Dari Aisyah رضي الله عنها, katanya: "Abu Bakar as-Shiddiq رضي الله عنه itu mempunyai seorang hambasahaya lelaki yang mengeluarkan - memberikan - kepadanya pendapatan wajibnya -alkharaj. Abu Bakar makan dari hasil kharaj tadi. Pada suatu hari hambasahaya itu datang padanya dengan membawa sesuatu, kemudian Abu Bakar juga memakannya. Selanjutnya hambasahaya itu berkata pada Abu Bakar: "Adakahandatahu, hasil dari apakah ini?" Abu Bakar bertanya: "Hasil apa ini?" Ia menjawab: "Dahulu pada zaman jahiliyah saya memberikan sesuatu ramalan pada seseorang, padahal saya sendiri sebenarnya tidak pandai dalam persoalan kahanah - pendukunan - itu, melainkan saya hanyalah menipunya belaka. Tadi ia menemui saya lalu memberikan pada saya sesuatu yang anda makan itu. Abu Bakar lalu memasukkan tangannya -dalam kerongkongannya, lalu memuntahkan segala sesuatu yang ada dalam perutnya." (Riwayat Bukhari)

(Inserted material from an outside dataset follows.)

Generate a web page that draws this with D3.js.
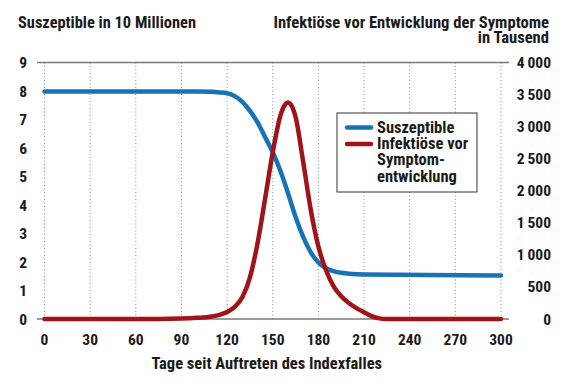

Alkharaj ialah sesuatu yang ditetapkan oleh seseorang tuan -pemilik - kepada hambasahayanya untuk memberikan hasil yang ditetapkan tadi kepada tuannya setiap hari, sedangkan sisa dari hasil kerjanya itu untuk hambasahaya itu sendiri.

Nomor: 592

Dari Nafi' bahwasanya Umar رضي الله عنه menentukan untuk kaum muhajirin yang pertama-tama sebanyak empat ribu - dirham setahun, ia juga menetapkan untuk anaknya sendiri - yang juga termasuk kaum muhajirin yang pertama-tama - sebanyak tigaribu limaratus. Ia ditanya; "Ia adalah termasuk kaum muhajirin, mengapa engkau kurangi pemberiannya?" Umar berkata: "Hanyasanya kedua orang tuanyalah yang berhijrah dengan membawanya serta." Umar menyambung ucapannya lagi, yaitu: "Jadi ia tidaklah dapat disamakan seperti orang yang berhijrah dengan dirinya sendiri." (Riwayat Bukhari)

Nomor: 593

Dari Athiyyah bin 'Urwah as-Sa'di as-Shababi رضي الله عنه, katanya: "Rasulullah صلی الله عليه وسلم bersabda: "Seseorang hamba itu belum sampai kepada tingkat menjadi orang yang termasuk kaum yang bertaqwa, sehingga ia suka meninggalkan sesuatu yang tidak ada larangannya karena takut kalau-kalau dalam ha! itu ada larangannya - yaitu hal-hal yang syubhat."

Diriwayatkan oleh Imam Termidzi dan ia mengatakan bahwa ini adalah Hadis hasan.